_Challenge_: In the listing below, locate the lines that hold "chart" and copy them.

_Provided data_:
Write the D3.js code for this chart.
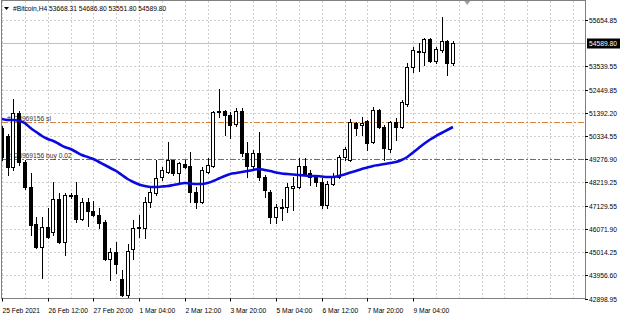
<!DOCTYPE html>
<html>
<head>
<meta charset="utf-8">
<script src="https://cdn.jsdelivr.net/npm/d3@7"></script>
<style>
body { margin: 0; background: #fff; }
text { font-family: "Liberation Sans", Arial, sans-serif; font-size: 6.7px; fill: #000; }
</style>
</head>
<body>
<div id="chart"></div>
<script>
// H4 bars, oldest first
const opens = [
  50694, 50328, 48911, 51380, 49139, 47996, 46305, 45253, 46168, 45939,
  47448, 45482, 47585, 47631, 46533, 47311, 46899, 46716, 46396, 44705,
  45025, 43790, 43059, 45162, 46122, 46122, 47311, 47722, 48454, 48682,
  49231, 48636, 49048, 48956, 47768, 47311, 48682, 48956, 51425, 51471,
  51288, 50877, 51471, 49551, 48956, 49551, 48454, 47768, 46625, 47036,
  47082, 47951, 47996, 48956, 48636, 48499, 48225, 47173, 48134, 48454,
  49368, 49231, 50922, 50831, 51014, 50054, 51517, 50740, 49734, 50968,
  50740, 51791, 53483, 54169, 54169, 54763, 53757, 54260, 54671, 53668.31
];
const highs = [
  50785, 50420, 52020, 51471, 49231, 48636, 46625, 46625, 47036, 48225,
  47722, 47722, 47722, 48225, 47493, 47493, 47356, 47036, 46488, 45207,
  45482, 44202, 45390, 46488, 46716, 47539, 47996, 49231, 48911, 50054,
  49231, 49139, 49231, 49597, 47996, 48911, 49322, 51471, 52477, 51517,
  51425, 51608, 51608, 50054, 49688, 50511, 48545, 47859, 47219, 47448,
  48179, 48454, 49322, 49322, 48774, 48545, 48408, 48271, 48636, 49459,
  49825, 51105, 50968, 51197, 51060, 51654, 51563, 50831, 51014, 51151,
  51974, 53666, 54397, 54580, 54809, 54809, 54397, 55769, 54717, 54686.80
];
const lows = [
  49231, 48545, 48774, 49002, 47905, 45802, 45207, 43836, 45665, 45802,
  45436, 44887, 47493, 46396, 46488, 46213, 46670, 46122, 44659, 43744,
  44064, 43013, 42967, 44705, 45710, 45665, 47082, 47631, 48316, 48636,
  48545, 48225, 48865, 47311, 47036, 47265, 48636, 48911, 51197, 50374,
  50237, 50785, 49414, 48454, 48865, 48316, 47539, 46350, 46350, 46488,
  46853, 46945, 47951, 48545, 48088, 48042, 47036, 47036, 48088, 48408,
  49231, 49185, 50374, 50374, 49688, 50008, 50694, 49231, 49597, 50145,
  50694, 51700, 53254, 53300, 53574, 53711, 53666, 54169, 53117, 53551.80
];
const closes = [
  49368, 48911, 51380, 49139, 47996, 46259, 45253, 46168, 45710, 47448,
  45482, 47631, 47631, 46533, 47311, 46899, 46716, 46350, 44705, 45025,
  44476, 43059, 45070, 46122, 46168, 47311, 47768, 48408, 48774, 49231,
  48636, 49094, 48911, 47768, 47311, 48774, 49002, 51425, 51471, 51288,
  50831, 51471, 49551, 48956, 49551, 48454, 47859, 46625, 47082, 47082,
  47996, 48042, 48956, 48591, 48454, 48225, 47173, 48134, 48454, 49368,
  49734, 50968, 50694, 50922, 50008, 51517, 50740, 49779, 50968, 50740,
  51883, 53483, 54260, 54214, 54763, 53757, 54306, 54671, 53666, 54589.80
];
// moving average, one value per bar
const maValues = [
  51105, 51060, 51060, 51014, 50922, 50694, 50511, 50328, 50191, 50100,
  49962, 49825, 49734, 49597, 49459, 49368, 49277, 49139, 49002, 48865,
  48728, 48545, 48362, 48225, 48111, 48042, 47996, 47996, 48019, 48042,
  48088, 48134, 48179, 48157, 48134, 48134, 48179, 48271, 48385, 48499,
  48591, 48636, 48682, 48728, 48774, 48819, 48774, 48728, 48659, 48614,
  48591, 48568, 48545, 48522, 48499, 48499, 48476, 48454, 48454, 48499,
  48568, 48659, 48728, 48819, 48888, 48956, 49002, 49048, 49094, 49139,
  49231, 49368, 49574, 49780, 49985, 50168, 50328, 50465, 50603, 50740
];

const priceTicks = [55654.85, 53539.55, 52449.85, 51392.20, 50334.55, 49276.90,
  48219.25, 47129.55, 46071.90, 45014.25, 43956.60, 42898.95];
const timeLabels = ["25 Feb 2021", "26 Feb 12:00", "27 Feb 20:00", "1 Mar 04:00", "2 Mar 12:00",
  "3 Mar 20:00", "5 Mar 04:00", "6 Mar 12:00", "7 Mar 20:00", "9 Mar 04:00"];
const timeLabelBars = [0, 8, 16, 24, 32, 40, 48, 56, 64, 72];

const symbolTitle = "#Bitcoin,H4";
const bidPrice = 54589.80;
const slPrice = 50980;
const buyPrice = 49260;
const slLabel = "#128969156 sl";
const buyLabel = "#128969156 buy 0.02";

const W = 620, H = 318;
const pLeft = 2, pRight = 585, pTop = 1, pBottom = 298.5;

const svg = d3.select("#chart").append("svg")
    .attr("width", W)
    .attr("height", H);

const x = d3.scaleLinear().domain([0, 72]).range([2, 413]);
const y = d3.scaleLinear().domain([42898.95, 55654.85]).range([298.5, 19.5]);

svg.append("defs").append("clipPath").attr("id", "clip")
    .append("rect").attr("x", pLeft).attr("y", pTop).attr("width", pRight - pLeft).attr("height", pBottom - pTop);
const plot = svg.append("g");

// grid
const grid = plot.append("g").attr("clip-path", "url(#clip)");
for (let b = 0; x(b) < pRight; b += 4) {
    const gx = Math.round(x(b)) + 0.5;
    grid.append("line")
        .attr("x1", gx).attr("x2", gx)
        .attr("y1", pTop).attr("y2", pBottom)
        .attr("stroke", "#d0d0d0")
        .attr("stroke-dasharray", "2,2");
}
const gridPrices = priceTicks.concat([(priceTicks[0] + priceTicks[1]) / 2]);
gridPrices.forEach(p => {
    const gy = Math.round(y(p)) + 0.5;
    grid.append("line")
        .attr("x1", pLeft).attr("x2", pRight)
        .attr("y1", gy).attr("y2", gy)
        .attr("stroke", "#d0d0d0")
        .attr("stroke-dasharray", "2,2");
});

// order levels
const levels = plot.append("g").attr("clip-path", "url(#clip)");
[[slPrice, "#d8843c", slLabel], [buyPrice, "#2f9a2f", buyLabel]].forEach(([p, c, t]) => {
    const ly = Math.round(y(p)) + 0.5;
    levels.append("line")
        .attr("x1", pLeft).attr("x2", pRight)
        .attr("y1", ly).attr("y2", ly)
        .attr("stroke", "#fff");
    levels.append("line")
        .attr("x1", pLeft).attr("x2", pRight)
        .attr("y1", ly).attr("y2", ly)
        .attr("stroke", c)
        .attr("stroke-dasharray", "6,2,2,2");
    levels.append("text")
        .attr("x", 7).attr("y", ly - 2)
        .style("fill", "#333")
        .text(t);
});

// bid line
const by = Math.round(y(bidPrice)) + 0.5;
plot.append("line")
    .attr("x1", pLeft).attr("x2", pRight)
    .attr("y1", by).attr("y2", by)
    .attr("stroke", "#c0c0c0");

// candles
const candles = plot.append("g").attr("clip-path", "url(#clip)");
opens.forEach((o, i) => {
    const c = closes[i];
    const cx = Math.round(x(i));
    const bull = c >= o;
    candles.append("line")
        .attr("x1", cx + 0.5).attr("x2", cx + 0.5)
        .attr("y1", Math.round(y(highs[i]))).attr("y2", Math.round(y(lows[i])) + 1)
        .attr("stroke", "#000");
    const y0 = Math.round(y(Math.max(o, c)));
    const y1 = Math.round(y(Math.min(o, c)));
    candles.append("rect")
        .attr("x", cx - 1.5).attr("y", y0 + 0.5)
        .attr("width", 3).attr("height", Math.max(y1 - y0, 1))
        .attr("fill", bull ? "#fff" : "#000")
        .attr("stroke", "#000");
});

// moving average
const maLine = d3.line().x((d, i) => x(i)).y(d => y(d)).curve(d3.curveMonotoneX);
plot.append("path")
    .datum(maValues)
    .attr("clip-path", "url(#clip)")
    .attr("d", maLine)
    .attr("fill", "none")
    .attr("stroke", "#0a0ae0")
    .attr("stroke-width", 2.6)
    .attr("stroke-linejoin", "round");

// frame
svg.append("rect")
    .attr("x", pLeft - 0.5).attr("y", pTop - 0.5)
    .attr("width", pRight - pLeft + 1).attr("height", pBottom - pTop + 0.5)
    .attr("fill", "none")
    .attr("stroke", "#808080");

// chart shift marker
const sx = x(81.5);
svg.append("path")
    .attr("d", `M${sx - 3},1 L${sx + 3},1 L${sx},5 Z`)
    .attr("fill", "#a0a0a0");

// price axis
const yAxis = svg.append("g");
priceTicks.forEach(p => {
    const ty = Math.round(y(p)) + 0.5;
    yAxis.append("line")
        .attr("x1", pRight).attr("x2", pRight + 3)
        .attr("y1", ty).attr("y2", ty)
        .attr("stroke", "#000");
    yAxis.append("text")
        .attr("x", pRight + 4).attr("y", ty)
        .attr("dy", "0.35em")
        .text(p.toFixed(2));
});
yAxis.append("rect")
    .attr("x", pRight + 2).attr("y", by - 5)
    .attr("width", 33).attr("height", 10)
    .attr("fill", "#000");
yAxis.append("text")
    .attr("x", pRight + 4).attr("y", by)
    .attr("dy", "0.35em")
    .style("fill", "#fff")
    .text(bidPrice.toFixed(2));

// time axis
const xAxis = svg.append("g");
timeLabels.forEach((t, i) => {
    const tx = Math.round(x(timeLabelBars[i])) + 0.5;
    xAxis.append("line")
        .attr("x1", tx).attr("x2", tx)
        .attr("y1", pBottom).attr("y2", pBottom + 3)
        .attr("stroke", "#000");
    xAxis.append("text")
        .attr("x", tx).attr("y", 313)
        .text(t);
});

// header
svg.append("path").attr("d", "M4,7 L9,7 L6.5,10 Z").attr("fill", "#000");
svg.append("text")
    .attr("x", 13).attr("y", 11)
    .text(symbolTitle + "  " + [opens[79], highs[79], lows[79], closes[79]].map(v => v.toFixed(2)).join(" "));
</script>
</body>
</html>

_The answer_:
Write the D3.js code for this chart.
<div id="chart"></div>
const svg = d3.select("#chart").append("svg")
// chart shift marker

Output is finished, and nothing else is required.